Duke University and Imperial College London are currently researching this use of metamaterials and have managed to cloak an object in the microwave spectrum using special concentric rings; the microwaves were barely affected by the presence of the cloaked object.
Screw the Klingons and the first Khitomer Accord, we're making our own cloaks. But Star Trek didn't really hit upon what else these cloaks can do. Here's the Doctor Who part.
Invisibility cloaks work by steering light around a region of space, making any object inside that region invisible. In effect, an invisibility cloak creates the illusion of free space. This is possible because of a new generation of artificial materials called metamaterials that can, in principle at least, steer light in any way imaginable. Indeed, various teams have built real invisibility cloaks that hide objects from view in both the microwave and optical bands.

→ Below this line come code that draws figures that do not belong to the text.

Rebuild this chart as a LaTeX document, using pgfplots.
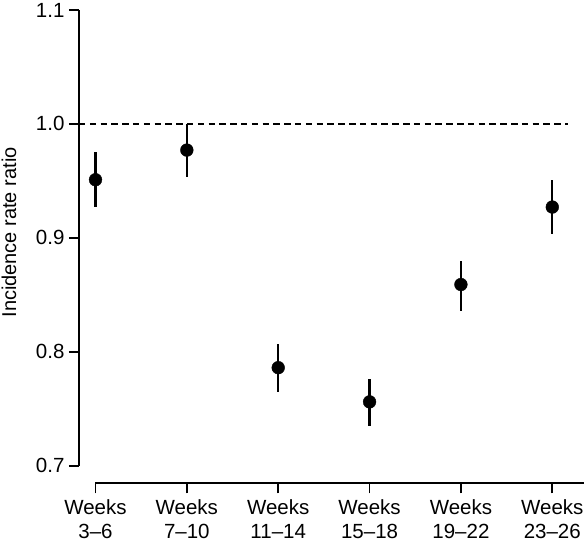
\documentclass[border=0pt]{standalone}
\usepackage{pgfplots}
\pgfplotsset{compat=1.18}
\usepackage{pgfplotstable}
\usepackage{fontspec}
\setmainfont{Liberation Sans}
\pgfplotstableread{
x y ep em
0 0.951 0.024 0.024
1 0.977 0.023 0.024
2 0.786 0.021 0.021
3 0.756 0.020 0.021
4 0.859 0.021 0.023
5 0.927 0.024 0.024
}\irr
\begin{document}
\begin{tikzpicture}
\begin{axis}[
  scale only axis,
  width=505pt, height=473.3pt,
  xmin=-0.1806, xmax=5.347,
  ymin=0.6845, ymax=1.1,
  clip=false,
  axis line style={draw=none},
  xtick={0,1,2,3,4,5},
  xticklabels={{Weeks\\3--6},{Weeks\\7--10},{Weeks\\11--14},{Weeks\\15--18},{Weeks\\19--22},{Weeks\\23--26}},
  ytick={0.7,0.8,0.9,1.0,1.1},
  /pgf/number format/fixed,
  /pgf/number format/fixed zerofill,
  /pgf/number format/precision=1,
  /pgf/number format/assume math mode=true,
  xtick pos=bottom, ytick pos=left,
  tick align=outside,
  major tick length=10pt,
  tick style={line width=1.8pt, black},
  ticklabel style={font=\fontsize{20.5}{23.5}\selectfont},
  xticklabel style={align=center, yshift=-3pt},
  yticklabel style={xshift=-1pt},
  ylabel={Incidence rate ratio},
  ylabel style={font=\fontsize{20}{22}\selectfont, at={(axis description cs:-0.1386,0.53)}, anchor=center},
]
\addplot[black, line width=1.8pt, dash pattern=on 6.5pt off 4.3pt] coordinates {(-0.1806,1.0) (5.17,1.0)};
\addplot[black, line width=1.8pt] coordinates {(-0.1806,0.7) (-0.1806,1.1)};
\addplot[black, line width=1.8pt] coordinates {(0,0.6845) (5.347,0.6845)};
\addplot[only marks, mark=*, mark size=6.4pt, black,
  error bars/.cd, y dir=both, y explicit, error mark=none,
  error bar style={line width=2.4pt, black}]
  table[x=x, y=y, y error plus=ep, y error minus=em] {\irr};
\end{axis}
\pgfresetboundingbox
\useasboundingbox (-79pt,-61.7pt) rectangle (505pt,483.3pt);
\end{tikzpicture}
\end{document}
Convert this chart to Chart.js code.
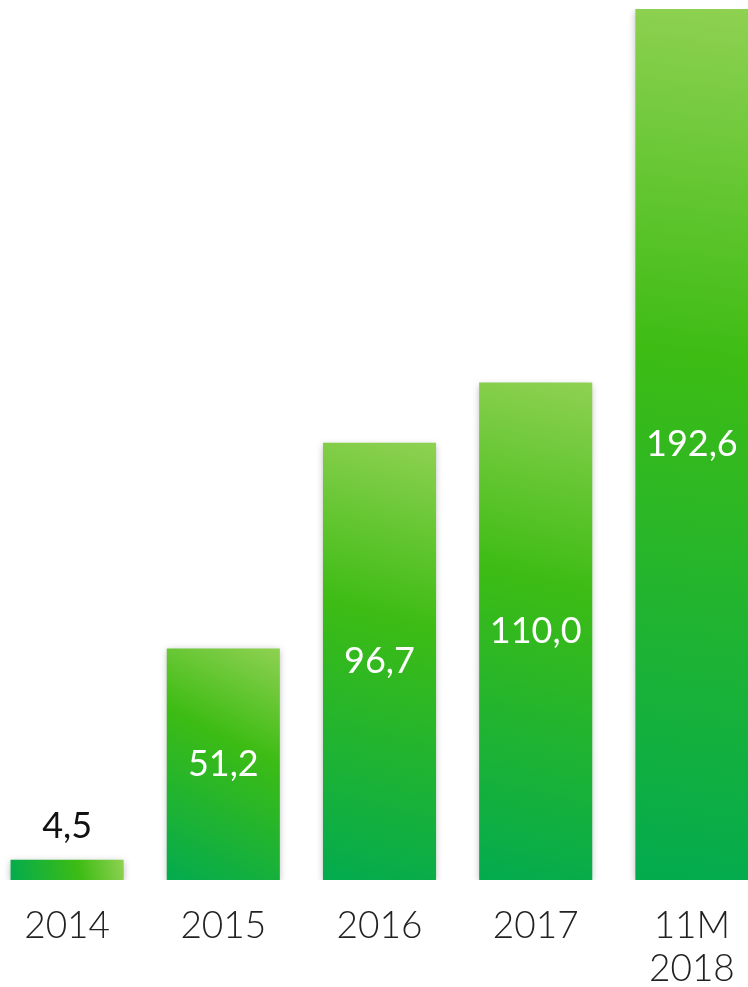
<!DOCTYPE html>
<html>
<head>
<meta charset="utf-8">
<script src="https://cdn.jsdelivr.net/npm/chart.js@4/dist/chart.umd.min.js"></script>
<style>
  html, body { margin: 0; padding: 0; background: #fff; overflow: hidden; }
  #wrap { position: absolute; left: -11px; top: 0; width: 781px; height: 987px; }
</style>
</head>
<body>
<div id="wrap"><canvas id="chart" width="781" height="987"></canvas></div>
<script>
// Data
const years = ['2014', '2015', '2016', '2017', ['11M', '2018']];
const volumes = [4.5, 51.2, 96.7, 110.0, 192.6];

const FONT = 'Lato';

// Diagonal green gradient per bar: dark bottom-left -> light top-right
function barGradient (context) {
    const chart = context.chart;
    const xs = chart.scales.x, ys = chart.scales.y;
    if (!chart.chartArea || !xs || !ys || context.dataIndex === undefined) return '#3dbc14';
    const i = context.dataIndex;
    const cx = xs.getPixelForValue(i);
    const half = xs.width / years.length * 0.724 / 2;
    const top = ys.getPixelForValue(volumes[i]);
    const bottom = ys.getPixelForValue(0);
    const g = chart.ctx.createLinearGradient(cx - half, bottom, cx + half, top);
    g.addColorStop(0, '#03ab4e');
    g.addColorStop(0.6, '#3dbc14');
    g.addColorStop(1, '#8fd152');
    return g;
}

// Soft shadow behind bars
const barShadow = {
    id: 'barShadow',
    beforeDatasetsDraw (chart) {
        const ctx = chart.ctx;
        ctx.save();
        ctx.shadowColor = 'rgba(0,0,0,0.28)';
        ctx.shadowBlur = 7;
        ctx.shadowOffsetX = 0;
        ctx.shadowOffsetY = 2;
    },
    afterDatasetsDraw (chart) {
        chart.ctx.restore();
    }
};

// Value labels: inside bar (white), or above if the bar is too short
const valueLabels = {
    id: 'valueLabels',
    afterDatasetsDraw (chart) {
        const ctx = chart.ctx;
        const meta = chart.getDatasetMeta(0);
        ctx.save();
        ctx.font = '400 36px ' + FONT;
        ctx.textAlign = 'center';
        ctx.textBaseline = 'middle';
        meta.data.forEach((bar, i) => {
            const { x, y, base } = bar.getProps(['x', 'y', 'base'], true);
            const text = volumes[i].toFixed(1).replace('.', ',');
            if (base - y < 60) {
                ctx.fillStyle = '#111';
                ctx.fillText(text, x, y - 33);
            } else {
                ctx.fillStyle = '#fff';
                ctx.fillText(text, x, (y + base) / 2);
            }
        });
        ctx.restore();
    }
};

new Chart(document.getElementById('chart'), {
    type: 'bar',
    data: {
        labels: years,
        datasets: [{
            data: volumes,
            backgroundColor: barGradient,
            borderWidth: 0,
            categoryPercentage: 1,
            barPercentage: 0.724
        }]
    },
    options: {
        responsive: false,
        animation: false,
        layout: { padding: { top: 9, left: 0, right: 0, bottom: 0 } },
        plugins: { legend: { display: false }, tooltip: { enabled: false } },
        scales: {
            x: {
                grid: { display: false, drawTicks: false },
                border: { display: false },
                ticks: {
                    color: '#222',
                    font: { family: FONT, size: 37, weight: '300', lineHeight: 1.17 },
                    padding: 24,
                    maxRotation: 0,
                    autoSkip: false
                },
                afterFit (scale) { scale.height = 107; }
            },
            y: {
                display: false,
                min: 0,
                max: 192.6
            }
        }
    },
    plugins: [barShadow, valueLabels]
});
</script>
</body>
</html>
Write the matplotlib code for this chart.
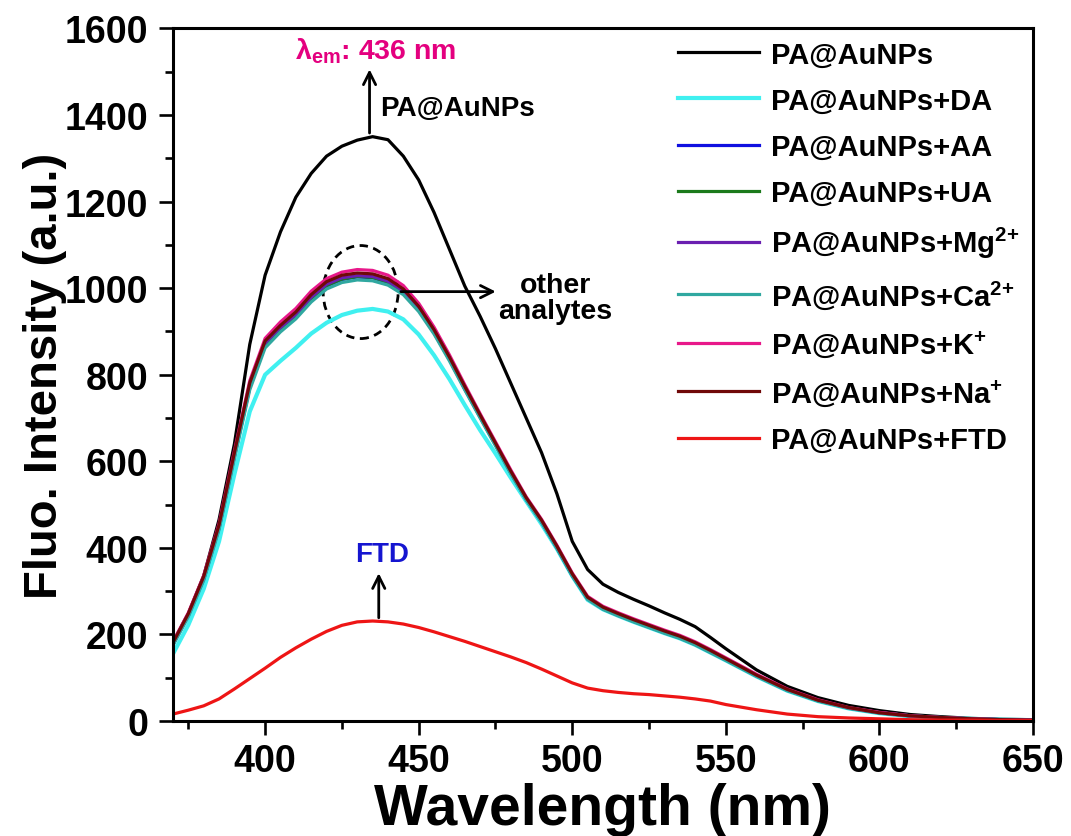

Now Che Chan and pals from the Hong Kong University of Science and Technology say that metamaterials could be used for an even more exotic effect: for cloaks that create the illusion that a different object is present.
The illusion is a two-step process, and to see how it works, imagine making a mouse look like an elephant. The first step involves an idea that these guys came up with about six months ago in which they described a way of cloaking objects at a distance.
The trick is to create a material in which the permittivity and permeability are complementary to the values in a nearby region of space containing the mouse we want to hide. "Complementary" means that the material cancels out the effect that the mouse has on a plane lightwave passing through. So a plane wave would be bent by the mouse but then bent back into a plane as it passes through the complementary material, making the mouse disappear.
The second step is to then distort this plane wave in the way that an elephant would. This means creating transformational material that distorts a plane lightwave in the same way as an elephant. So anybody looking at this mouse would instead see an elephant.
You could, for example, make your time-and-relative-space-dimension machine blend into the local surroundings. Make it look like part of a building. Or make it look like a tree in a field.
Or make it look like a police call box. Things might not work as planned if you want your TARDIS to look like a tree but the chameleon circuit is stuck on "1950's London police call box", of course.
These are truly incredible times we're living in.